In this section, we provide an overview of related work regarding RDF dataset statistics calculation. To the best of our knowledge, all but one existing approaches use small to medium scale datasets and do not horizontally scale. A dataset is large-scale w.r.t. a particular task in the scope of this article if the main memory on commodity hardware is insufficient to perform the task (without swapping to disk). We mention here, for example RDF\(_{Pro}\) [3], which offers a suite of stream-oriented, highly optimized processors for common tasks, such as data filtering, RDFS inference, smushing, as well as statistics extraction. The second related approach we are aware of is Aether [12], which is an application for generating, viewing and comparing extended VoID statistical descriptions of RDF datasets. The tool is useful, for example, in getting to know a newly encountered dataset, in comparing the different versions of a dataset, and in detecting outliers and errors. Luzzu [4] is a quality assessment framework for linked data. Its Quality Metric Language (LQML), is a domain specific language (DSL) that enables knowledge engineers to declaratively define quality metrics whose definitions can be understood more easily. LQML offers notations, abstractions and expressive power, focusing on the representation of quality metrics. However, only one work we came across that provided a distributed framework for RDF statistics computation: LODOP [8]. LODOP adopts a MapReduce approach for computing, optimizing, and benchmarking data profiling techniques. It uses Apache Pig as the underlying computation engine (Hadoop-based). LODOP implements 15 data profiling tasks comparing to 32 in our work. Because of the usage of MapReduce, the framework has a significant drawback: materialization of intermediate results between Map and Reduce and between two subsequent jobs is done on disk. DistLODStats does not use the disk-based MapReduce framework (Hadoop), but rather bases its computation mainly in-memory, so runtime performance is presumably better [15]. Unfortunately, we were unable to run LODOP for comparison.

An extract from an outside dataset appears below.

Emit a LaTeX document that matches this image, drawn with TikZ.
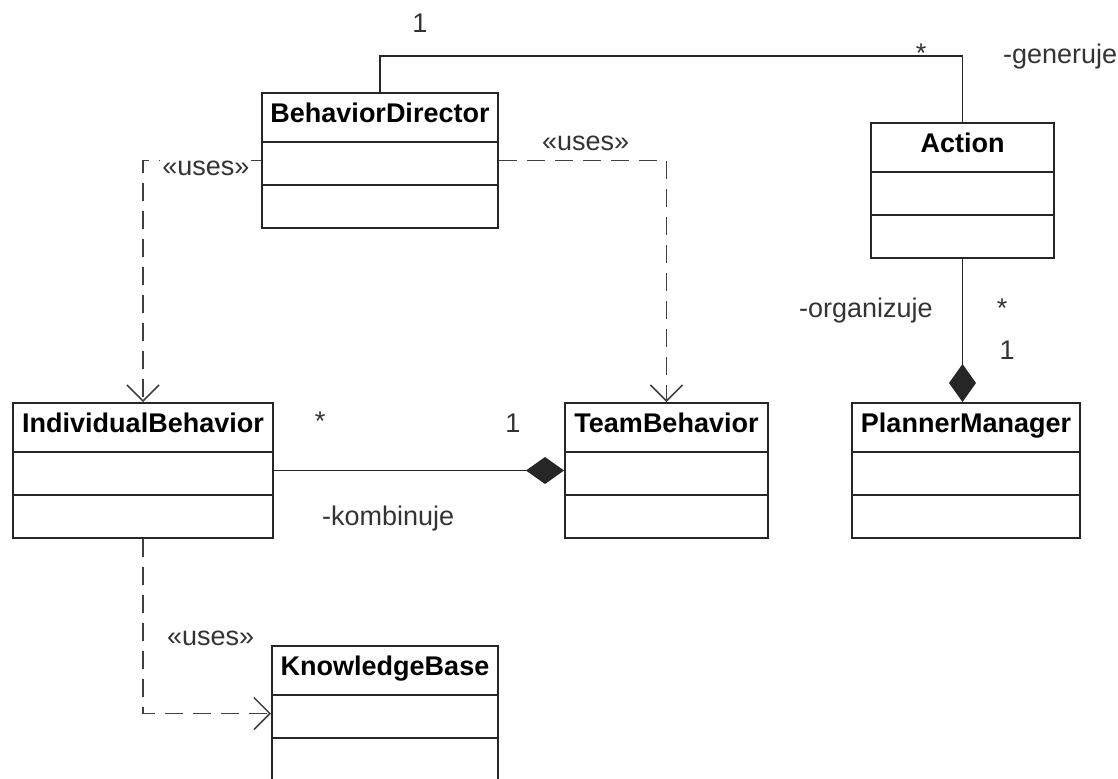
\documentclass[tikz,border=0pt]{standalone}
\usepackage{fontspec}
\setmainfont{Liberation Sans}
\usetikzlibrary{arrows.meta}
\tikzset{
  cls/.style={draw=black!85, line width=1pt, minimum height=67.5pt, inner sep=0pt},
  clsname/.style={anchor=base, font=\fontsize{13.5}{16}\selectfont\bfseries},
  lbl/.style={anchor=base, text=black!80},
  uses/.style={draw=black!75, line width=0.75pt, dash pattern=on 9pt off 5pt, -{Straight Barb[length=8pt,width=16pt]}},
  assoc/.style={draw=black!85, line width=0.75pt},
  comp/.style={draw=black!85, line width=0.75pt, -{Diamond[length=19pt,width=13.5pt]}}
}
\newcommand{\compartments}[1]{%
  \draw[black!85, line width=1pt] ([yshift=-25pt]#1.north west) -- ([yshift=-25pt]#1.north east);
  \draw[black!85, line width=1pt] ([yshift=-46.5pt]#1.north west) -- ([yshift=-46.5pt]#1.north east);}

\begin{document}
\begin{tikzpicture}[x=0.5pt, y=-0.5pt, font=\fontsize{13.5}{16}\selectfont]
  \useasboundingbox (0,0) rectangle (1118,778);
  \node[cls, minimum width=118pt] (director) at (380,160.5) {};
  \node[cls, minimum width=91.5pt] (action) at (962.5,190.5) {};
  \node[cls, minimum width=130pt] (individual) at (143,470.5) {};
  \node[cls, minimum width=101.5pt] (team) at (666.5,470.5) {};
  \node[cls, minimum width=114pt] (planner) at (966,470.5) {};
  \node[cls, minimum width=113pt] (knowledge) at (385,713.5) {};
  \foreach \c in {director,action,individual,team,planner,knowledge} {\compartments{\c}}
  \node[clsname] (directorname) at ([yshift=-15.25pt]director.north) {BehaviorDirector};
  \node[clsname] (actionname) at ([yshift=-15.25pt]action.north) {Action};
  \node[clsname] (individualname) at ([yshift=-15.25pt]individual.north) {IndividualBehavior};
  \node[clsname] (teamname) at ([yshift=-15.25pt]team.north) {TeamBehavior};
  \node[clsname] (plannername) at ([yshift=-15.25pt]planner.north) {PlannerManager};
  \node[clsname] (knowledgename) at ([yshift=-15.25pt]knowledge.north) {KnowledgeBase};

  \draw[assoc] (director.north) -- ++(0,-36) -| (action.north);
  \draw[uses] (director.west) -| (individual.north);
  \draw[uses] (director.east) -| (team.north);
  \draw[uses] (individual.south) |- (knowledge.west);
  \draw[comp] (individual.east) -- (team.west);
  \draw[comp] (action.south) -- (action.south |- planner.north);

  \node[lbl] (m1) at (420,32) {1};
  \node[lbl] (m2) at (921,62) {*};
  \node[lbl, anchor=base west] (r1) at (996,63) {-generuje};
  \node[lbl, anchor=base west] (r2) at (792,317) {-organizuje};
  \node[lbl] (m3) at (1002,317) {*};
  \node[lbl] (m4) at (1007,359) {1};
  \node[lbl] (m5) at (320,430) {*};
  \node[lbl] (m6) at (513,432) {1};
  \node[lbl, anchor=base west] (r3) at (315,525) {-kombinuje};
  \node[lbl, anchor=base west, fill=white, inner sep=1pt] (s1) at (160,175) {«uses»};
  \node[lbl, anchor=base west] (s2) at (535,150) {«uses»};
  \node[lbl, anchor=base west] (s3) at (160,645) {«uses»};
\end{tikzpicture}
\end{document}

This is due to technical problems encountered, despite the very significant effort we devoted to deploy and run it. To the best of our knowledge, DistLODStats is the first software component for in-memory distributed computation of RDF dataset statistics.

6 Conclusions and Future Work

For obtaining an overview over the Web of Data as well as evaluating the quality of individual datasets, it is important to gather statistical information describing characteristics of the internal structure of datasets. However, this process is both data-intensive and computing-intensive and it is a challenge to develop fast and efficient algorithms that can handle large scale RDF datasets.

In this paper, we presented DistLODStats, a novel software component for distributed in-memory computation of RDF Datasets statistics implemented using the Spark framework. DistLODStats is maintained and has an active community due to its integration in SANSA. Our definition of statistical criteria provides a framework reducing the implementation effort required for adding further statistical criteria. We showed that our approach improves upon a previous centralized approach we compare against. Since Spark RDDs are designed to scale horizontally, cluster sizes can be adapted to dataset sizes accordingly. Although we achieved reasonable results in terms of scalability, we plan to further improve time efficiency by persisting the data to an even higher extend more in memory and perform load balancing.